Neun Tage später wurde auch John Trettin, ein Parteigenosse aus der Horner Landstraße 492, verhaftet. Vier Tage später wurde er in seiner Zelle an der Stadthausbrücke mit Zeichen schwerer Misshandlungen erhängt aufgefunden. Hiervon erfuhr Paul Styrnal und konnte alle Anschuldigungen auf John Trettin abwälzen. Das Hanseatische Sondergericht verurteilte ihn am 13. April 1934 im Prozess gegen "Dose und Genossen" zu einem Jahr Gefängnis wegen "Vorbereitung zum Hochverrat" durch die Verbreitung kommunistischer Flugblätter.
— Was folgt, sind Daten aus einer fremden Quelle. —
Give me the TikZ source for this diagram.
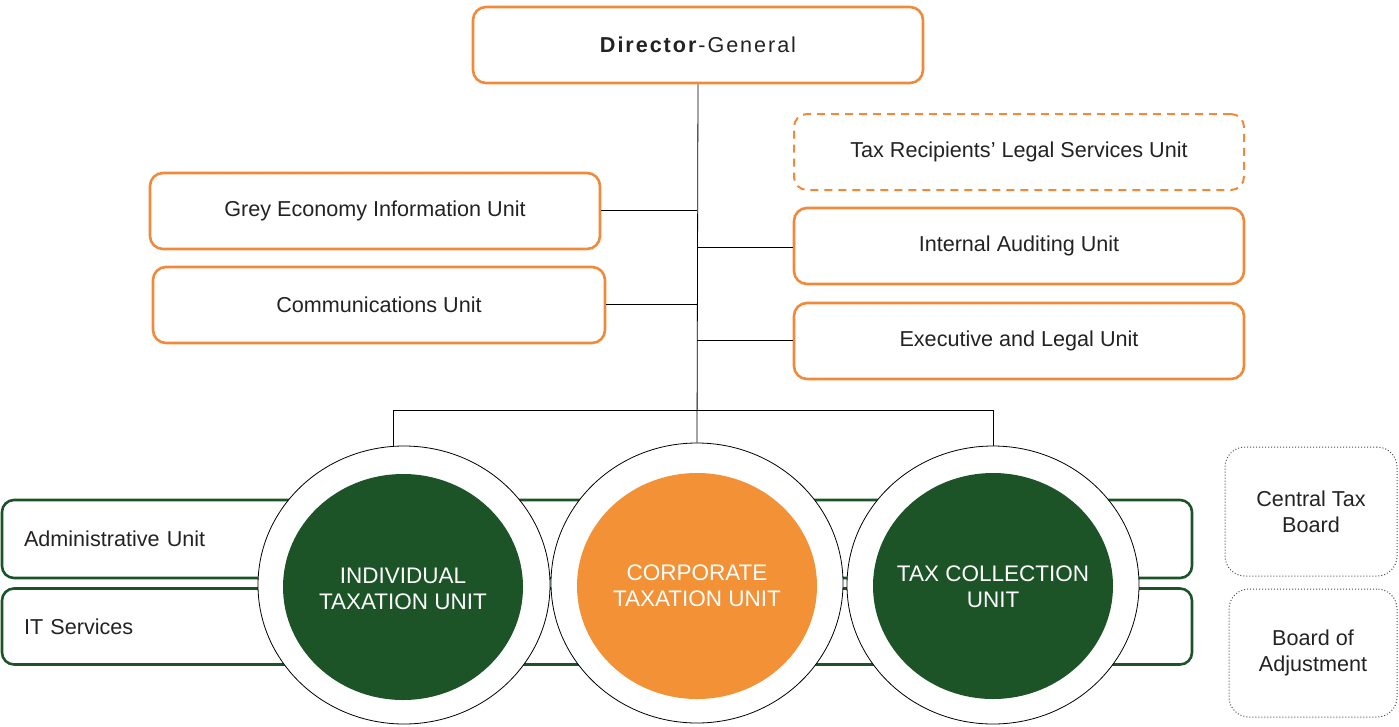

Seine Haft verbüßte er im KZ Fuhlsbüttel. Nach Anrechnung der Untersuchungshaft wurde er am 25. Oktober 1934 entlassen. Trotz der vergleichsweise kurzen Haft blieb seine Gesundheit auf­grund der schweren Misshandlungen zerrüttet, was seine Arbeitsfähigkeit erheblich einschränkte. Statt als Lkw-Fahrer setzte ihn der Direktor der Hartgrießmühle, wo ihm seine Schwester eine Anstellung vermittelt hatte, wegen seines Nervenleidens für Pförtnerdienste ein, die er allerdings schon nach wenigen Wochen aufgeben musste; ab 1941 erhielt er eine Invalidenrente. Er zog sich mehr und mehr in sich zurück.

Am 4. Oktober 1935 wurde die zweite Tochter geboren. 1938 erkrankte Paul Styrnal schwer an einer Grippe. Er erholte sich von der Infektion, doch verschlimmerte sich sein Nervenleiden, weshalb er 1939 in die Königin-Elena-Klinik in Kassel eingewiesen wurde; die Kur brachte keinen dauerhaften Erfolg.
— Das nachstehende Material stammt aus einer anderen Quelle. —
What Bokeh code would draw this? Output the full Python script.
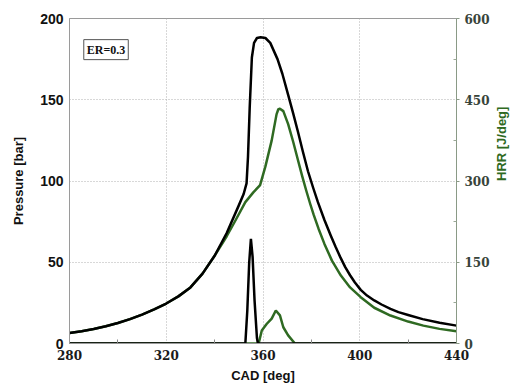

Voller Hass gegen das NS-Regime, zog Paul Styrnal mit seiner Familie von Horn nach Hamm in den Wichernsweg 28, wo er wieder illegal tätig zu werden hoffte. Da sich jedoch sein Gesundheitszustand verschlechterte, blieben ihm lediglich Diskussionsabende in seiner Wohnung, auch diese eingeschränkt durch seine Sprachbehinderung. An den Diskussionen beteiligten sich der politische Leiter der KPD in Hamm, Oswald Laue aus der Döhnerstraße 44, und Max Blaeser aus der Eiffestraße 543, der später ebenfalls in den Wichernsweg 28 zog. Auch sie wurden wegen ihres politischen Widerstands Opfer der Verfolgung.

Während der "Operation Gomorrha" im Juli 1943 wurde Familie Styrnal in Hamm ausgebombt und anschließend nach Bayern evakuiert, wo sie sich auch noch bei Kriegsende befand. Paul Styrnals Zustand erforderte die Hilfe seiner Frau bei allen Verrichtungen, er konnte sich nur noch durch Augenzeichen verständigen und sich nicht mehr selbstständig bewegen. Am 12. Juni 1945 wurde er in die Heil- und Pflegeanstalt Mainkofen in Niederbayern eingewiesen, wo kurz zuvor noch "Euthanasie" praktiziert worden war. Dort starb Paul Styr­nal vierzehn Tage später an einer Lungenentzündung.

Nachforschungen der Anstalt ergaben, dass Paul Styrnal während seiner Haft in Fuhlsbüttel eine Hirnentzündung erlitten hatte, die sich wegen mangelnder Behandlung verschlimmerte und ihn in einen parkinsonähnlichen Zustand versetzte, der sich nicht beheben ließ. Seine Frau wurde den Verdacht nicht los, er sei getötet worden, da über das Kriegsende hinaus in Mainkofen Patienten unter ähnlichen Umständen starben wie zuvor, als sie schleichend durch Mangelernährung, verweigerte medizinische Behandlung oder tödliche Medikamentengaben ermordet worden waren. Als Todesursache wurde meist "Lungenentzündung" angegeben.

Wally Styrnal kehrte im April 1946 mit ihren Kindern nach Hamburg zurück.